Computational Geometry

  • My thesis deals with provably good mesh generation, mostly in two dimensions. Meshing is used in finite element simulations, discretizing continuous domains, e.g. airplane parts, so that physical problems can be studied, e.g. will the airplane fly? A good mesh respects the boundaries of the domain, as well as its local scale. Adding too many elements would slow down the final simulation (which is a large linear algebra problem), while poorly shaped elements (very large obtuse angles in triangles in particular) causes the resultant problem to be ill-scaled, also slowing down iterative solutions. Delaunay triangulations maximize the minimum angle over all triangulations on a given set of points, and thus are a natural choice for meshing. (Bounding the minimum angle from below bounds the maximum angle from above.) My thesis gave guarantees on the minimum angle of an output Delaunay mesh in terms of the input angle.

  • I continued to study mesh generation in my postdoc at UCSD, resulting in very little progress other than an algorithm for meshing curved domains. I had written my research code in SML-NJ during graduate school; At UCSD, I switched to writing in C++ using the CGAL library.

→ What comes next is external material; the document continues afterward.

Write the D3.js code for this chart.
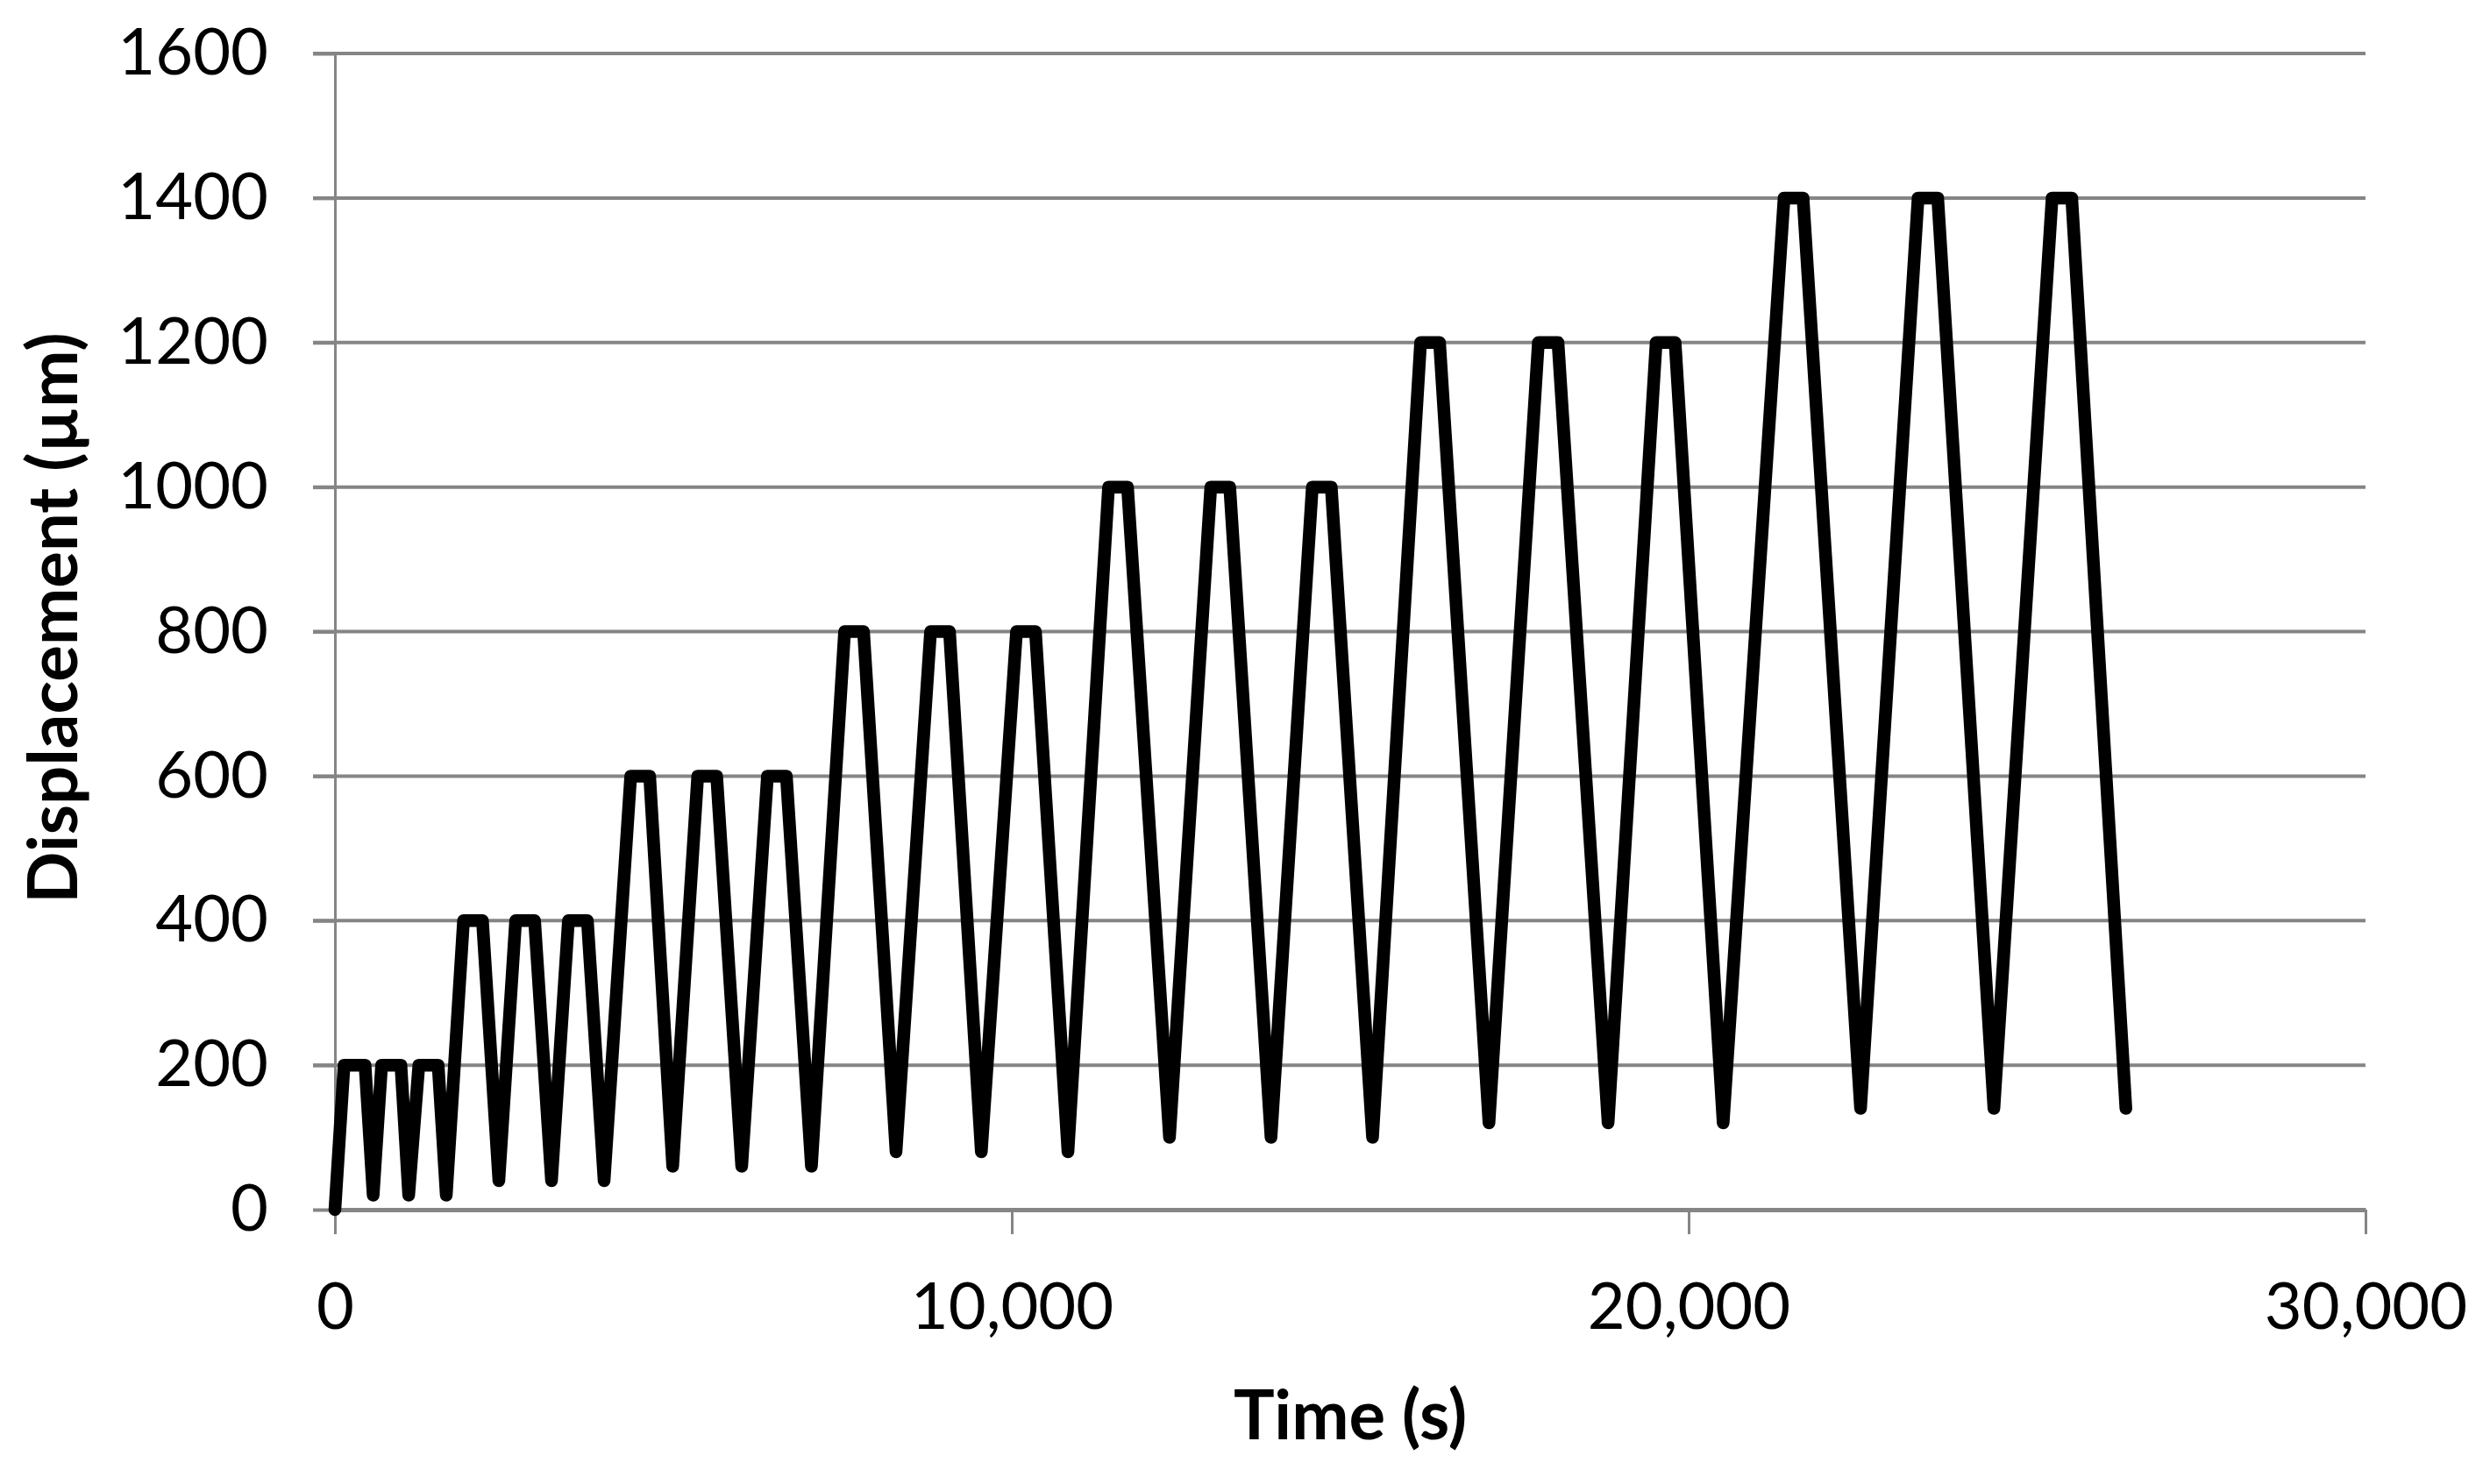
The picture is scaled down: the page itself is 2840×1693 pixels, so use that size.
<!DOCTYPE html>
<html>
<head>
<meta charset="utf-8">
<script src="https://cdn.jsdelivr.net/npm/d3@7"></script>
<style>
  html, body { margin: 0; padding: 0; background: #fff; }
  svg { display: block; }
</style>
</head>
<body>
<svg id="chart" width="2840" height="1693"></svg>
<script>
// Time (s) of each breakpoint of the displacement history
const times = [
  0, 135, 445, 565, 690, 975, 1090, 1240, 1525, 1645,
  1900, 2180, 2422, 2670, 2950, 3200, 3450, 3730, 3977,
  4370, 4650, 4990, 5360, 5640, 6010, 6390, 6670, 7040,
  7530, 7810, 8290, 8800, 9080, 9550, 10070, 10350, 10830,
  11430, 11710, 12330, 12940, 13220, 13830, 14440, 14720, 15330,
  16040, 16320, 17050, 17780, 18070, 18810, 19520, 19800, 20510,
  21410, 21690, 22540, 23390, 23680, 24510, 25370, 25660, 26460
];
// Displacement (µm) at each breakpoint
const displacement = [
  0, 200, 200, 20, 200, 200, 20, 200, 200, 20,
  400, 400, 40, 400, 400, 40, 400, 400, 40,
  600, 600, 60, 600, 600, 60, 600, 600, 60,
  800, 800, 80, 800, 800, 80, 800, 800, 80,
  1000, 1000, 100, 1000, 1000, 100, 1000, 1000, 100,
  1200, 1200, 120, 1200, 1200, 120, 1200, 1200, 120,
  1400, 1400, 140, 1400, 1400, 140, 1400, 1400, 140
];
const yTickValues = [0, 200, 400, 600, 800, 1000, 1200, 1400, 1600];
const xTickValues = [0, 10000, 20000, 30000];
const xTitle = "Time (s)";
const yTitle = "Displacement (µm)";

(function () {
  const svg = d3.select("#chart");
  const pLeft = 382, pRight = 2698, pTop = 61, pBottom = 1380;
  const gridColor = "#858585";
  const fontFam = "Lato, 'Open Sans', sans-serif";

  const x = d3.scaleLinear().domain([0, 30000]).range([pLeft, pRight]);
  const y = d3.scaleLinear().domain([0, 1600]).range([pBottom, pTop]);

  // horizontal gridlines (extend left through the tick mark)
  svg.append("g").selectAll("line")
    .data(yTickValues.filter(d => d > 0))
    .join("line")
    .attr("x1", pLeft - 25).attr("x2", pRight)
    .attr("y1", d => y(d)).attr("y2", d => y(d))
    .attr("stroke", gridColor).attr("stroke-width", 4);

  // Y axis
  const yAxis = svg.append("g")
    .attr("transform", `translate(${pLeft},0)`)
    .call(d3.axisLeft(y).tickValues(yTickValues).tickSize(25).tickPadding(51).tickSizeOuter(0).tickFormat(d3.format("d")));
  yAxis.select(".domain").attr("stroke", gridColor).attr("stroke-width", 3);
  yAxis.selectAll(".tick line").attr("stroke", gridColor).attr("stroke-width", 4);
  yAxis.selectAll(".tick text")
    .attr("font-family", fontFam).attr("font-size", 74).attr("fill", "#000");

  // X axis
  const xAxis = svg.append("g")
    .attr("transform", `translate(0,${pBottom})`)
    .call(d3.axisBottom(x).tickValues(xTickValues).tickSize(28).tickPadding(55).tickSizeOuter(0).tickFormat(d3.format(",")));
  xAxis.select(".domain").attr("stroke", gridColor).attr("stroke-width", 5);
  xAxis.selectAll(".tick line").attr("stroke", gridColor).attr("stroke-width", 3);
  xAxis.selectAll(".tick text")
    .attr("font-family", fontFam).attr("font-size", 74).attr("fill", "#000");

  // Data line
  const data = times.map((t, i) => ({ t: t, v: displacement[i] }));
  const line = d3.line().x(d => x(d.t)).y(d => y(d.v));
  svg.append("path")
    .datum(data)
    .attr("d", line)
    .attr("fill", "none")
    .attr("stroke", "#000")
    .attr("stroke-width", 14.5)
    .attr("stroke-linejoin", "round")
    .attr("stroke-linecap", "round");

  // Axis titles
  svg.append("text")
    .attr("x", (pLeft + pRight) / 2).attr("y", 1642)
    .attr("text-anchor", "middle")
    .attr("font-family", fontFam).attr("font-weight", "bold").attr("font-size", 78)
    .attr("fill", "#000")
    .text(xTitle);

  svg.append("text")
    .attr("transform", "translate(88,705) rotate(-90)")
    .attr("text-anchor", "middle")
    .attr("font-family", fontFam).attr("font-weight", "bold").attr("font-size", 78)
    .attr("fill", "#000")
    .text(yTitle);
})();
</script>
</body>
</html>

  • While at UCSD, I wrote a text for undergraduate numerical analysis course. At the time I wished I had a literate computing solution for writing books, because I loved the precision of LaTeX, but hated the organization of building and naming figures. If only I had knitr! The book is also on github.

Ceramics

  • During my undergraduate career, I studied Ceramic Engineering Science. This culminated in an embarrassing 'thesis' which described some computer simulations of Germania glasses. The relevant chemical properties to note are that Germanium sits between Silicon and Tin in the periodic table; the former binds to four Oxygen atoms, while the latter binds to six. In a glass, according to these simulations, Germanium tends to split the difference, sometimes binding to four, sometimes to six Oxygens. I will dig this up at some point.